Last question… for this interview anyway. What’s next for Rebekah Fieschi? After Sylphvania Grove, how will you decide which project to tackle next? I have an ongoing binder of the next five scripts — at least five– I’m going to write, with approximate start and finish dates over the next four years. It changes a little but not much — do you have a similar process? What’s “five years from now” look like to you?
Rebekah: After Sylphvania Grove, I plan on very quickly getting into pre-production for my first feature film. It is currently untitled but it is a new turn on the classic gothic haunted house story. It is a story that is very dear to me — the script is not yet completed but will be by the end of summer. I have another feature script I am working on but that one is much more expensive to make and I feel I really need the experience of making a feature film before getting it into production. But I love short films and I always have short tales to tell, I hope to be able to shoot a no-budget micro short this fall called The Unvisited, and I have been working on a stop-motion animation short for a year which is a great challenge.

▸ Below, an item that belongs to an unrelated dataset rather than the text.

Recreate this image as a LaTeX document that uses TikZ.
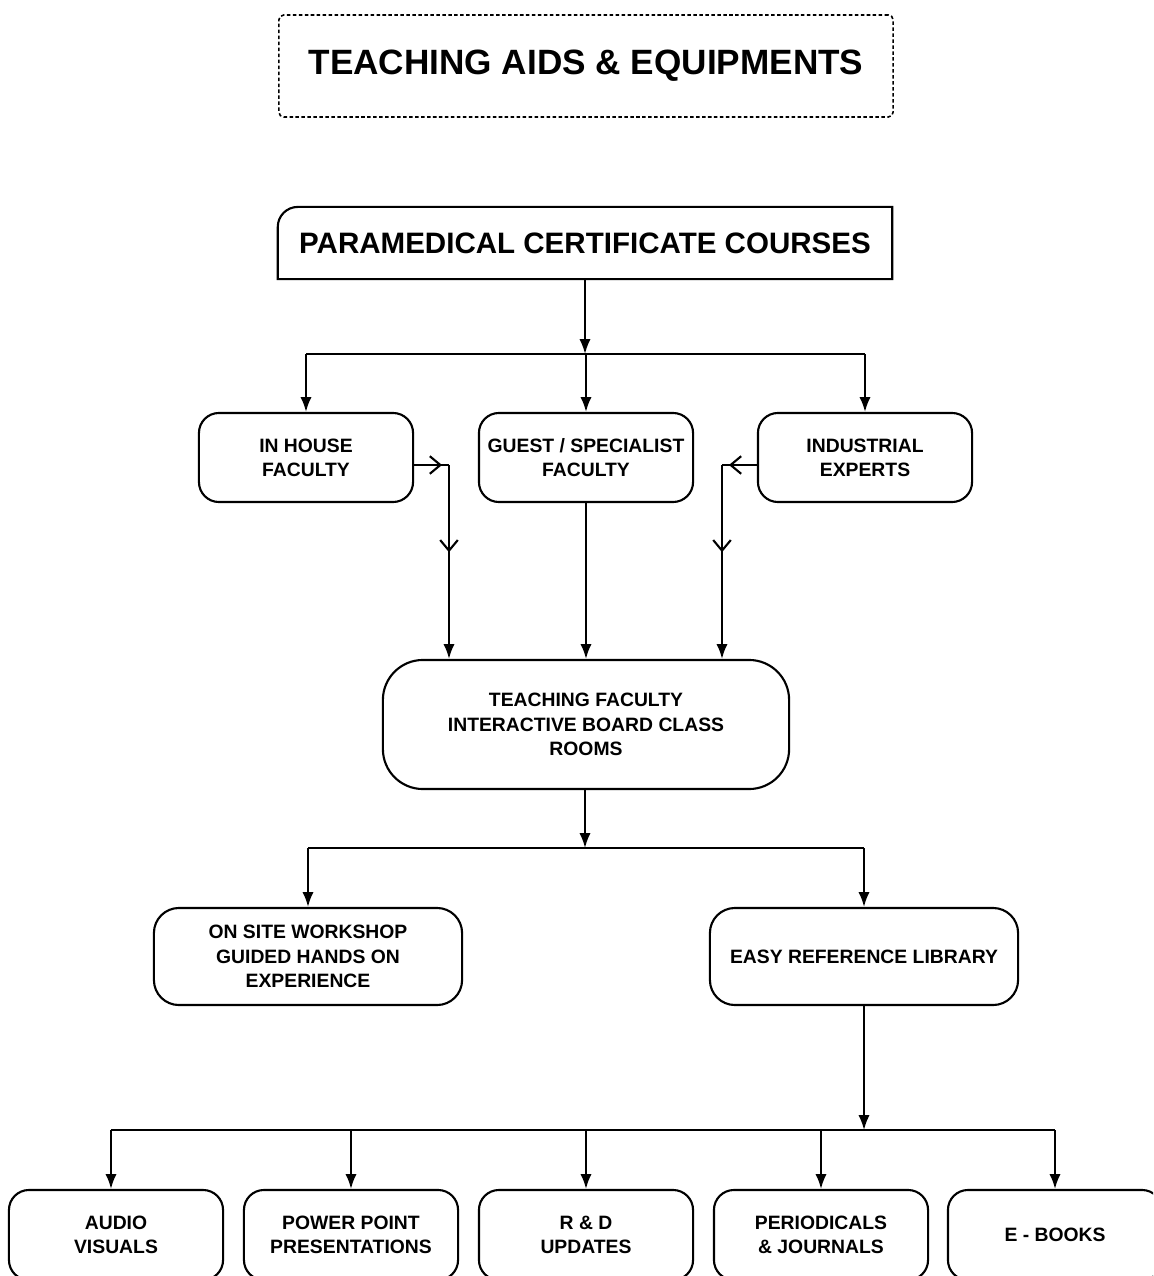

I count on creating it continuously for another year. It is entitled The Old Man and the Cradle. The next five years look very busy with productions and hard work, and I’m sure they will be full of surprises.
Jon: All of those sound so cool. Your first feature!!! Can I name it? (Chuckles.) And simultaneously the stop-motion project, on top of everything else? Now THAT’S my kind of ambition!!!
Thank you again for doing this interview, Rebekah. It has been a total pleasure for me to meet you, and learn about you and what makes you tick. I’ll let you know when I post it on the blog. Thank you one last time, and we’ll talk again, I’m sure.
Jon: Merci! I can’t wait either. Have a great weekend, Rebekah.